Reviews

Austen’s Women (tour-Norwich)

There’s a sketch of Jane Austen’ favourite niece Fanny which shows her at a writing table engrossed in her work. It is probably a letter, but it could be her accounts. When we arrive in the auditorium for Austen’s Women, the stage is occupied by a young woman in a peignoir busy at a similar desk.

Behind her is a screen over which hang various items of clothing and the floor is carpeted. There is nothing else. The introductory music is modern and popular. This is going to be a show about a writer whose characters resonate across 200 years and contain truths for the 21st century just as much as for readers in the early 19th century.

Rebecca Vaughan uses only Austen’s own words to provide a linking narration for the gallery of young, middle-aged and older women she illustrates. There’s Lizzy Bennet with her equivocal reactions to Darcy and Emma Woodhouse, secure in her social pre-eminence. There’s Marianne Dashwood and naïve little Harriet Smith, both having to accept that they have loved men who wanted someone altogether better endowed with worldly goods. Sad Miss Bates pours out her torrents of inconsequential chatter.

We meet also the ever-complaining Mary Musgrove and valetudinarian Diana Parker, who seeks relief at the new coastal resort of Sanditon, and that status- and pocket-conscious trio Mesdames Norris, Dashwood and Elton. Elizabeth Watson has settled into middle life accepting that she has lost the only man she could have married through her sister’s meddling. Mary Stanhope from the early epistolary novel The Three Sisters, written when Austen was still a teenager, wants a wealthy marriage but not the older man who has a made the offer. Catherine Morland just wants to be a heroine.

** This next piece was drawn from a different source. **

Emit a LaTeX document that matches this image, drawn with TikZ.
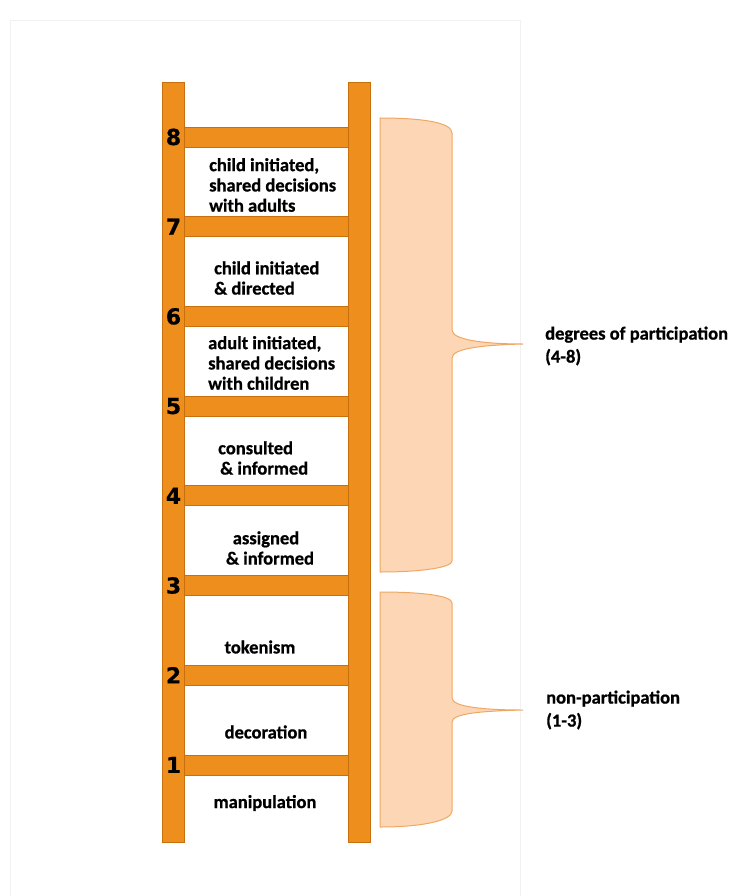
\documentclass[tikz,border=0pt]{standalone}
\usepackage{fontspec}
\setmainfont{Carlito}[BoldFeatures={FakeBold=0.8}]
\newfontfamily\numfont{DejaVu Sans}[BoldFeatures={FakeBold=0.6}]
\definecolor{railfill}{HTML}{EE8E1C}
\definecolor{raildraw}{HTML}{C8700E}
\definecolor{bracefill}{HTML}{FDD6B6}
\definecolor{bracedraw}{HTML}{EFA863}
\definecolor{framecol}{HTML}{F2F2F2}
\tikzset{
  rail/.style={fill=railfill, draw=raildraw, line width=0.8pt},
  rungbar/.style={fill=railfill, draw=raildraw, line width=0.8pt},
  bracebox/.style={fill=bracefill, draw=bracedraw, line width=1pt},
  steptext/.style={font=\fontsize{18.5}{20.3}\selectfont\bfseries, inner sep=0pt, text=black},
  sidetext/.style={font=\fontsize{18.5}{23}\selectfont\bfseries, inner sep=0pt, align=left, anchor=west, text=black},
  numlabel/.style={font=\numfont\bfseries\fontsize{22}{22}\selectfont, inner sep=0pt, text=black}
}
\begin{document}
\begin{tikzpicture}[x=1pt,y=-1pt]
\useasboundingbox (0,0) rectangle (735,896);
% faint frame
\draw[framecol, line width=1pt] (10,896) -- (10,21) -- (520,21) -- (520,896);
% rungs
\foreach \n in {1,...,8}{
  \pgfmathsetmacro{\ytop}{127+(8-\n)*89.7}
  \draw[rungbar] (184,\ytop) rectangle (348,\ytop+20);
}
% rails
\draw[rail] (162,82) rectangle (184,842);
\draw[rail] (348,82) rectangle (370,842);
% numbers
\foreach \n in {1,...,8}{
  \pgfmathsetmacro{\yc}{137+(8-\n)*89.7}
  \node[numlabel] (n\n) at (173.5,\yc) {\n};
}
% step texts
\node[steptext, align=left, anchor=west] (s8) at (209,185) {child initiated,\\shared decisions\\with adults};
\node[steptext, align=left, anchor=west] (s7) at (214,278) {child initiated\\\& directed};
\node[steptext, align=left, anchor=west] (s6) at (208,363) {adult initiated,\\shared decisions\\with children};
\node[steptext, align=left, anchor=west] (s5) at (218,458) {consulted\\\hspace*{2pt}\& informed};
\node[steptext, align=center] (s4) at (266,548) {assigned\\\hspace*{8pt}\& informed};
\node[steptext] (s3) at (260,647) {tokenism};
\node[steptext] (s2) at (266,732) {decoration};
\node[steptext] (s1) at (265,803) {manipulation};
% braces
\path[bracebox] (380,118) .. controls (425,118) and (452,123) .. (452,133)
  -- (452,330) .. controls (452,340) and (485,344) .. (523,344)
  .. controls (485,345) and (452,348) .. (452,358)
  -- (452,561) .. controls (452,567) and (425,572) .. (380,572) -- cycle;
\path[bracebox] (380,592) .. controls (425,592) and (452,596) .. (452,603)
  -- (452,698) .. controls (452,707) and (485,710) .. (523,710)
  .. controls (485,711) and (452,713) .. (452,722)
  -- (452,811) .. controls (452,820) and (425,827) .. (380,827) -- cycle;
% side labels
\node[sidetext] (up) at (545,346) {degrees of participation\\(4-8)};
\node[sidetext] (lo) at (546,710) {non-participation\\(1-3)};
\end{tikzpicture}
\end{document}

It’s a tour-de-force performance, drawing us into a world which is entirely credible. Vaughan uses her props wisely and by the end transforms herself into an elegant young lady ready to face a crowded ballroom and there (perhaps) capture the man of her dreams. The linking narration comes from a whole host of Austen’s writings to tell us as much about the novelist as her creations. You don’t need to know the books to enjoy the performance, but it’s a pity if you haven’t. Guy Masterson directs and the costume designer is Kate Flanaghan.